RECORDS TO PROCESS:
»»
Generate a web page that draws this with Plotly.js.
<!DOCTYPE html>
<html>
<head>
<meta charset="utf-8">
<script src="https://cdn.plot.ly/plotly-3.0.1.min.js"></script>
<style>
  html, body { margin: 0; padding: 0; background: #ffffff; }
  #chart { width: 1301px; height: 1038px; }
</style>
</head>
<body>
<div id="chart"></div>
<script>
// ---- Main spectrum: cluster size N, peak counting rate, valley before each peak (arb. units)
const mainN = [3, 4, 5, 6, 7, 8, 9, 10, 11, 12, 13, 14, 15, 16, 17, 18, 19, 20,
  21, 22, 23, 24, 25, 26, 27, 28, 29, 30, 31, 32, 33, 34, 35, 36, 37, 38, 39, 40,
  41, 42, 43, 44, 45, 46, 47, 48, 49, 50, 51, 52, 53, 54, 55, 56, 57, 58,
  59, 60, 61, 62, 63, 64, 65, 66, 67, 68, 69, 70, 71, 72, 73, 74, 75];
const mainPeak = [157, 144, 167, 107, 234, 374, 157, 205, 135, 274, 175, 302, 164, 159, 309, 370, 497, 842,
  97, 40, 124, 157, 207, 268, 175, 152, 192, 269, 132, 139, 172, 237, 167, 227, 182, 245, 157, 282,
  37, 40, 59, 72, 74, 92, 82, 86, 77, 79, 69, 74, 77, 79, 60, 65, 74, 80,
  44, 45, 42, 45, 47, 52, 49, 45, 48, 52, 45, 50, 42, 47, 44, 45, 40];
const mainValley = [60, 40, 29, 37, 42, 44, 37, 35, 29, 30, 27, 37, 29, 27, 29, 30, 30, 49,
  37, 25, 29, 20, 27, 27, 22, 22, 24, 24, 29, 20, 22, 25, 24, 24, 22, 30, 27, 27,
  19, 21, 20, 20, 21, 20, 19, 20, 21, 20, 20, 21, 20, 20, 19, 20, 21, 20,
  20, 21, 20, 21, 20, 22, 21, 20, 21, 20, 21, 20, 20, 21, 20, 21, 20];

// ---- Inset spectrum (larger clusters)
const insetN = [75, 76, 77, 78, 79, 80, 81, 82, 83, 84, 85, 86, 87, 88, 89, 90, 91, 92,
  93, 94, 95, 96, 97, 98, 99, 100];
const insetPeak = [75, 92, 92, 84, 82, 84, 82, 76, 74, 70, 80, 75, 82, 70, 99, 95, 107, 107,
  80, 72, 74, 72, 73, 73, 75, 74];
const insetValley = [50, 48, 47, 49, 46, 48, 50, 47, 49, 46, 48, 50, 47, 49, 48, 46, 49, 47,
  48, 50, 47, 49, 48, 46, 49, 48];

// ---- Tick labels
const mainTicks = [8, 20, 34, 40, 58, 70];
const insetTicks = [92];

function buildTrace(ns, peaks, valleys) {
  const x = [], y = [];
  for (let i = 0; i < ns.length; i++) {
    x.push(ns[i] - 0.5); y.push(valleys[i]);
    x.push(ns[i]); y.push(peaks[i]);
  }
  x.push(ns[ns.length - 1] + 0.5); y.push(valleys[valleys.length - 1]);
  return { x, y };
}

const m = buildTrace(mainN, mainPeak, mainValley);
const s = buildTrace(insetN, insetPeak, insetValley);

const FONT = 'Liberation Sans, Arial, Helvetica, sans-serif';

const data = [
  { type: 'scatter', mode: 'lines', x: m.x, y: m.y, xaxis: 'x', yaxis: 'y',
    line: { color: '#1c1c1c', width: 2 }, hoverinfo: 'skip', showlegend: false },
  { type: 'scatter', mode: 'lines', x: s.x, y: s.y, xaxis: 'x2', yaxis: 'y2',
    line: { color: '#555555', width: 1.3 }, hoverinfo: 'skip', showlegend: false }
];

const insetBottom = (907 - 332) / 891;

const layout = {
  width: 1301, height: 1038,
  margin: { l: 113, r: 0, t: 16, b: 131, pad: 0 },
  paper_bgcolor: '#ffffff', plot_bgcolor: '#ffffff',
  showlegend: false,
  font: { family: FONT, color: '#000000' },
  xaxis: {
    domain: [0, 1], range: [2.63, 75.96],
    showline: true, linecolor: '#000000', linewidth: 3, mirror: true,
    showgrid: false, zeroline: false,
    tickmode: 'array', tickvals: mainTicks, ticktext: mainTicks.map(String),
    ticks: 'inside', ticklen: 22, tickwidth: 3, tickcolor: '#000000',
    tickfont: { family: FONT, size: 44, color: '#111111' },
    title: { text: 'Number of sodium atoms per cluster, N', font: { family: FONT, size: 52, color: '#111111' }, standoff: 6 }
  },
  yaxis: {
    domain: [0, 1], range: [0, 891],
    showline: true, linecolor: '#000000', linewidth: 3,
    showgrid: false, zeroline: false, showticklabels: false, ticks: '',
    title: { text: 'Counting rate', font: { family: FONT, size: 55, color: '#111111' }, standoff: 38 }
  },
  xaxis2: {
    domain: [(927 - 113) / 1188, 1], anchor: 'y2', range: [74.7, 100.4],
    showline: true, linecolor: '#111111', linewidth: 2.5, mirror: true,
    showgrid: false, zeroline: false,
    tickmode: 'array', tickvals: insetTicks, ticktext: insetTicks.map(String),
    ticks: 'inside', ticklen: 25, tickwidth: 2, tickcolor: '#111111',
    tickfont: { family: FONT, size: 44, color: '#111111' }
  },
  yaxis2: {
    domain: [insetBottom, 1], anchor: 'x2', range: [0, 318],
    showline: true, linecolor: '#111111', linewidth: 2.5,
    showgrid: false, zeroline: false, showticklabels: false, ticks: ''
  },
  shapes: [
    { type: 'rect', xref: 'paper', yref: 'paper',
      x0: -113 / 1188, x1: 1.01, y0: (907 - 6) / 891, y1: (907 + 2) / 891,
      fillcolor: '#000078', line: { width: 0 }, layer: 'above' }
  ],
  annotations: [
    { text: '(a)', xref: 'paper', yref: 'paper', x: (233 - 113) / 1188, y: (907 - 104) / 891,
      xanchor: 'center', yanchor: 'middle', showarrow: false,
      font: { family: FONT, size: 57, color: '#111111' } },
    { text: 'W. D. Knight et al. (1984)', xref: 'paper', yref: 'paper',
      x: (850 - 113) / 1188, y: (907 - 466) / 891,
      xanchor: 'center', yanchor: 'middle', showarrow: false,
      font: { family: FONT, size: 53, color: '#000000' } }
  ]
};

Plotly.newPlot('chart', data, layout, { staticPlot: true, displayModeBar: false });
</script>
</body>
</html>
««
»»
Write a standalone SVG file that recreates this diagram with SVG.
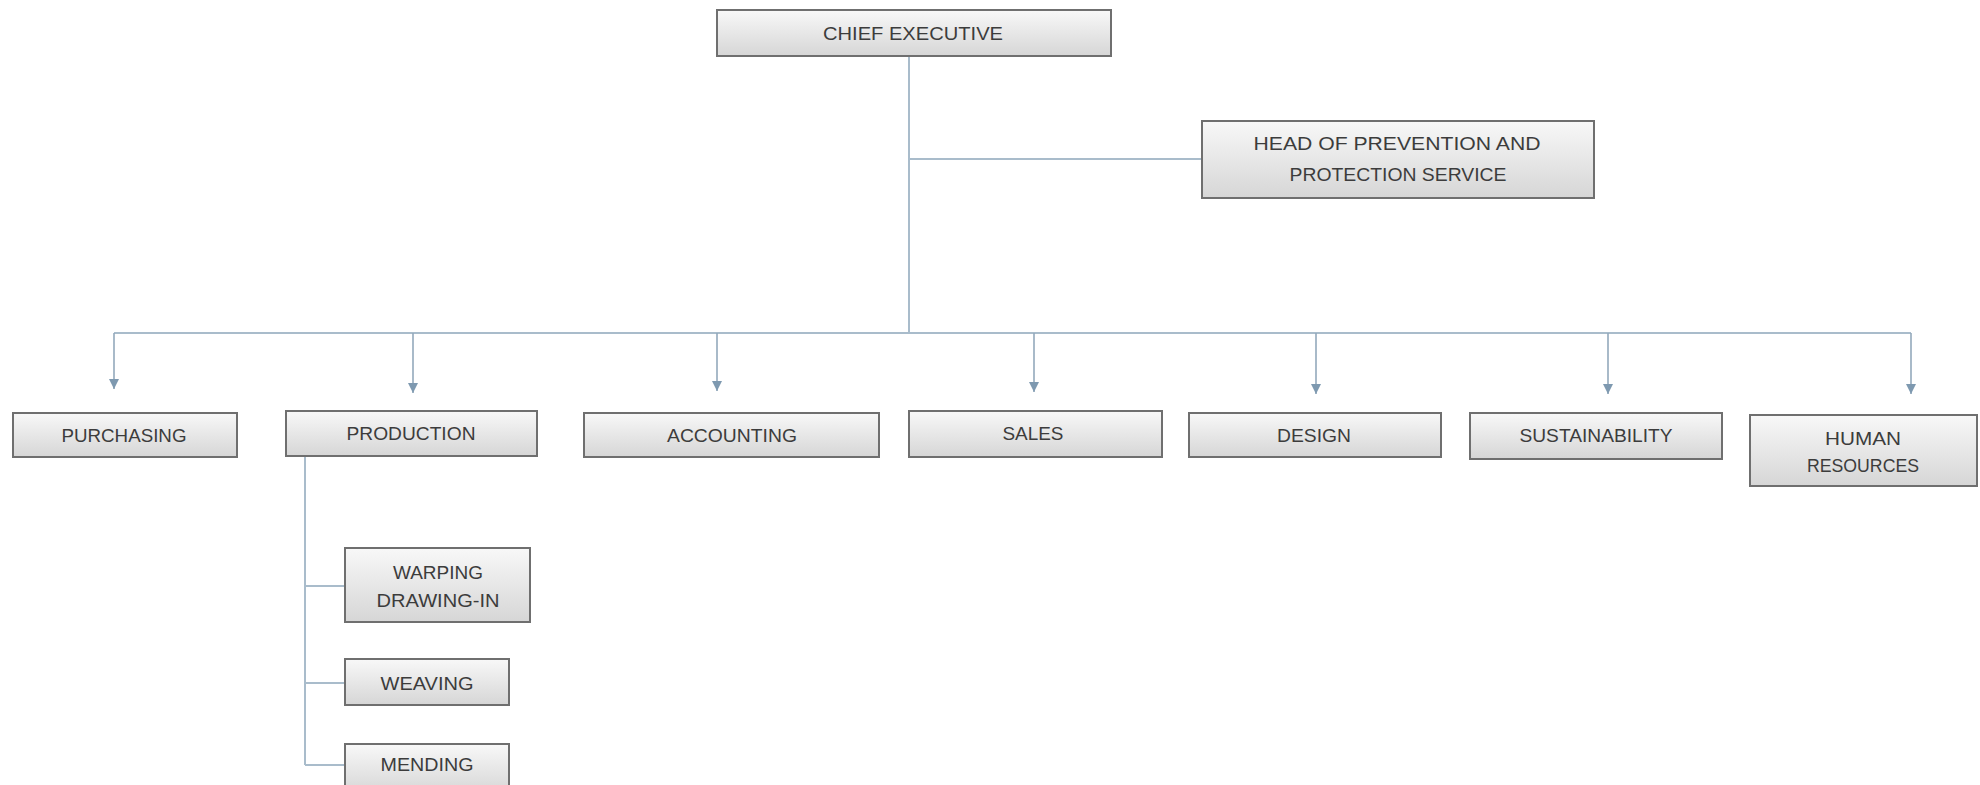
««
GIVEN REQUEST:
Only the number is wanted: how many lines above include the word "with"?

COMPLETE RESPONSE:
2